How is degenerative myelopathy diagnosed?
A firm diagnosis of DM can only be made in a dog suspected to have the disease by examining the spinal cord microscopically after death. However, there is a DNA test that can be used to check your dog for a genetic mutation in the SOD1 gene. This is the most common, but not the only, gene associated with the development of canine DM. Dogs with two bad copies of the SOD1 gene are at risk for developing DM and can pass one bad copy of this gene along to each of their offspring. Dogs that carry only one bad copy of the SOD1 gene are less likey to develop signs of DM but will pass on a single copy of this gene to about half of their offspring. To read more about the science behind the genetics of DM, as well as how genetic test results can be used for breeding decisions, click here.
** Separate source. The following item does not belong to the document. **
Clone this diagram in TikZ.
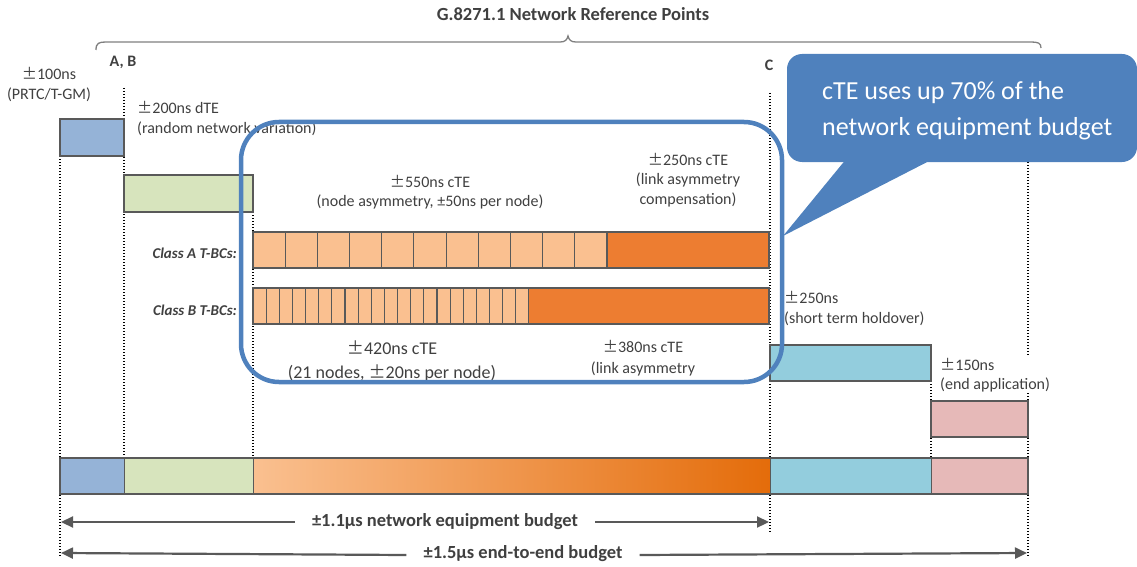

The SOD1 mutation commonly associated with DM has been detected in dogs from at least 124 different breeds. But not every dog with two bad copies of the SOD1 gene goes on to develop DM. In this way, the genetic mutation is considered a risk factor, or it is said to have incomplete penetrance. Because of this, genetic testing alone cannot be used to make a diagnosis of DM. You and your veterinarian should look at the results of genetic testing in combination with additional tests to make sure that other common causes of spinal disease can be taken off the list of concerns for your dog.